> [Exercise description]:
Your task is to extract every entry that follows word for word while excluding the pictures.

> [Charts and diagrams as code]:
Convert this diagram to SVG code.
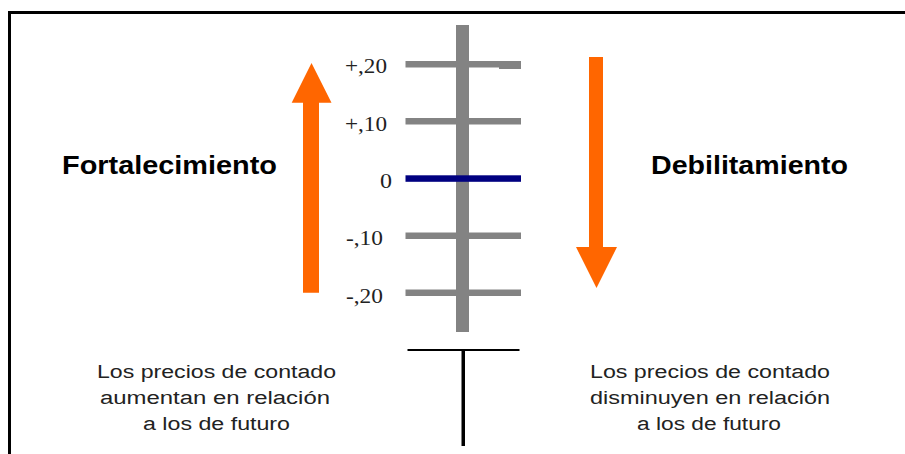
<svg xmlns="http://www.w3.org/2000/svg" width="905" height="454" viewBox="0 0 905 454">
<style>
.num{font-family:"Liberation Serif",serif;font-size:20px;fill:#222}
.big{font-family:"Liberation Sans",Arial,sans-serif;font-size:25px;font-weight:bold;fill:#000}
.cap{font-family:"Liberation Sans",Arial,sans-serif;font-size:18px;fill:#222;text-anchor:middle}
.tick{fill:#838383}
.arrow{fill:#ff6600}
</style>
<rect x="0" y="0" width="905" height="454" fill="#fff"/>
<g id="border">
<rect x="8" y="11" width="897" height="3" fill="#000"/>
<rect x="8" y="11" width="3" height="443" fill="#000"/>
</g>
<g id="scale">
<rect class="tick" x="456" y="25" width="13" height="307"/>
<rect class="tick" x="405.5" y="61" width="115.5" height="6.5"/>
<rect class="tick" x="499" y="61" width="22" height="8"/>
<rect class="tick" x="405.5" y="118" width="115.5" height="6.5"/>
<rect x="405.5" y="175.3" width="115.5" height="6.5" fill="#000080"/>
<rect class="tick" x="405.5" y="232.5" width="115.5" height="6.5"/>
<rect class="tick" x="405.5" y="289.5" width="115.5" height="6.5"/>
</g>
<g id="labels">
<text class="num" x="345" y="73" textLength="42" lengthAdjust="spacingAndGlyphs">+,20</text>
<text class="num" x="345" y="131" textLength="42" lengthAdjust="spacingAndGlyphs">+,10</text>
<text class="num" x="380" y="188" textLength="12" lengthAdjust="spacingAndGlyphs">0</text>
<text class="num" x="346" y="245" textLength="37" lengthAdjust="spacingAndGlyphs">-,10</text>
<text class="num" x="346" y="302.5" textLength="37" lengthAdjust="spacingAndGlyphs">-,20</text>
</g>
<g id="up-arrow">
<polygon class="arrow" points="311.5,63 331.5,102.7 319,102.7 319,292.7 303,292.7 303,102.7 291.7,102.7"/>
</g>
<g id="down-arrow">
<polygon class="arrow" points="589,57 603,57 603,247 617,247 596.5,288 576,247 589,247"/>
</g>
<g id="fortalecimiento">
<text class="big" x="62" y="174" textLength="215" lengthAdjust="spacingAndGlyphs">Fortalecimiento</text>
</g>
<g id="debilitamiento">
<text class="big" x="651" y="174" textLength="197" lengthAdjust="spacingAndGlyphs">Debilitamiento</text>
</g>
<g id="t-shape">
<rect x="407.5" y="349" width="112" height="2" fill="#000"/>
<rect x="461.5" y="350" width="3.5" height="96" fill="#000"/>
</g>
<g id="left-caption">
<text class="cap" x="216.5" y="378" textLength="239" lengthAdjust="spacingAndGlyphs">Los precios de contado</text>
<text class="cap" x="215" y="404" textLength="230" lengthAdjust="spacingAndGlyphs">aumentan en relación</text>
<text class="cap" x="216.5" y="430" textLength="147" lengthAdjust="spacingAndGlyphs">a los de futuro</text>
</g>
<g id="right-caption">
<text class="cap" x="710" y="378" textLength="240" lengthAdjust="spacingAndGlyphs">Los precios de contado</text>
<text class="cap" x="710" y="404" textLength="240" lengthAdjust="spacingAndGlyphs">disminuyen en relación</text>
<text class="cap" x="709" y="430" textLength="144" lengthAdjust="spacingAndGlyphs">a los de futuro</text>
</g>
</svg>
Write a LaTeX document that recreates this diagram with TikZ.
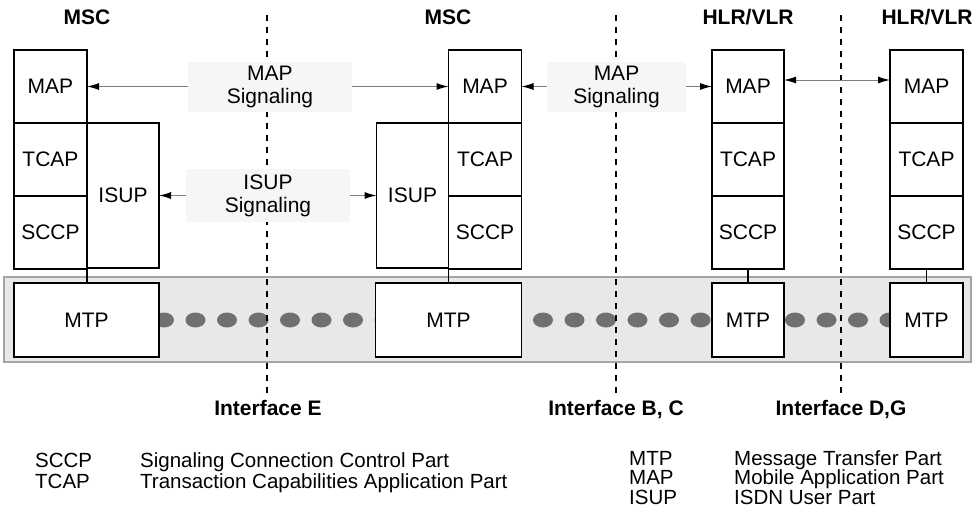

> [Finished answer]:
Convert this diagram to SVG code.
<svg xmlns="http://www.w3.org/2000/svg" width="905" height="454" viewBox="0 0 905 454">
<style>
.num{font-family:"Liberation Serif",serif;font-size:20px;fill:#222}
.big{font-family:"Liberation Sans",Arial,sans-serif;font-size:25px;font-weight:bold;fill:#000}
.cap{font-family:"Liberation Sans",Arial,sans-serif;font-size:18px;fill:#222;text-anchor:middle}
.tick{fill:#838383}
.arrow{fill:#ff6600}
</style>
<rect x="0" y="0" width="905" height="454" fill="#fff"/>
<g id="border">
<rect x="8" y="11" width="897" height="3" fill="#000"/>
<rect x="8" y="11" width="3" height="443" fill="#000"/>
</g>
<g id="scale">
<rect class="tick" x="456" y="25" width="13" height="307"/>
<rect class="tick" x="405.5" y="61" width="115.5" height="6.5"/>
<rect class="tick" x="499" y="61" width="22" height="8"/>
<rect class="tick" x="405.5" y="118" width="115.5" height="6.5"/>
<rect x="405.5" y="175.3" width="115.5" height="6.5" fill="#000080"/>
<rect class="tick" x="405.5" y="232.5" width="115.5" height="6.5"/>
<rect class="tick" x="405.5" y="289.5" width="115.5" height="6.5"/>
</g>
<g id="labels">
<text class="num" x="345" y="73" textLength="42" lengthAdjust="spacingAndGlyphs">+,20</text>
<text class="num" x="345" y="131" textLength="42" lengthAdjust="spacingAndGlyphs">+,10</text>
<text class="num" x="380" y="188" textLength="12" lengthAdjust="spacingAndGlyphs">0</text>
<text class="num" x="346" y="245" textLength="37" lengthAdjust="spacingAndGlyphs">-,10</text>
<text class="num" x="346" y="302.5" textLength="37" lengthAdjust="spacingAndGlyphs">-,20</text>
</g>
<g id="up-arrow">
<polygon class="arrow" points="311.5,63 331.5,102.7 319,102.7 319,292.7 303,292.7 303,102.7 291.7,102.7"/>
</g>
<g id="down-arrow">
<polygon class="arrow" points="589,57 603,57 603,247 617,247 596.5,288 576,247 589,247"/>
</g>
<g id="fortalecimiento">
<text class="big" x="62" y="174" textLength="215" lengthAdjust="spacingAndGlyphs">Fortalecimiento</text>
</g>
<g id="debilitamiento">
<text class="big" x="651" y="174" textLength="197" lengthAdjust="spacingAndGlyphs">Debilitamiento</text>
</g>
<g id="t-shape">
<rect x="407.5" y="349" width="112" height="2" fill="#000"/>
<rect x="461.5" y="350" width="3.5" height="96" fill="#000"/>
</g>
<g id="left-caption">
<text class="cap" x="216.5" y="378" textLength="239" lengthAdjust="spacingAndGlyphs">Los precios de contado</text>
<text class="cap" x="215" y="404" textLength="230" lengthAdjust="spacingAndGlyphs">aumentan en relación</text>
<text class="cap" x="216.5" y="430" textLength="147" lengthAdjust="spacingAndGlyphs">a los de futuro</text>
</g>
<g id="right-caption">
<text class="cap" x="710" y="378" textLength="240" lengthAdjust="spacingAndGlyphs">Los precios de contado</text>
<text class="cap" x="710" y="404" textLength="240" lengthAdjust="spacingAndGlyphs">disminuyen en relación</text>
<text class="cap" x="709" y="430" textLength="144" lengthAdjust="spacingAndGlyphs">a los de futuro</text>
</g>
</svg>
Write a LaTeX document that recreates this diagram with TikZ.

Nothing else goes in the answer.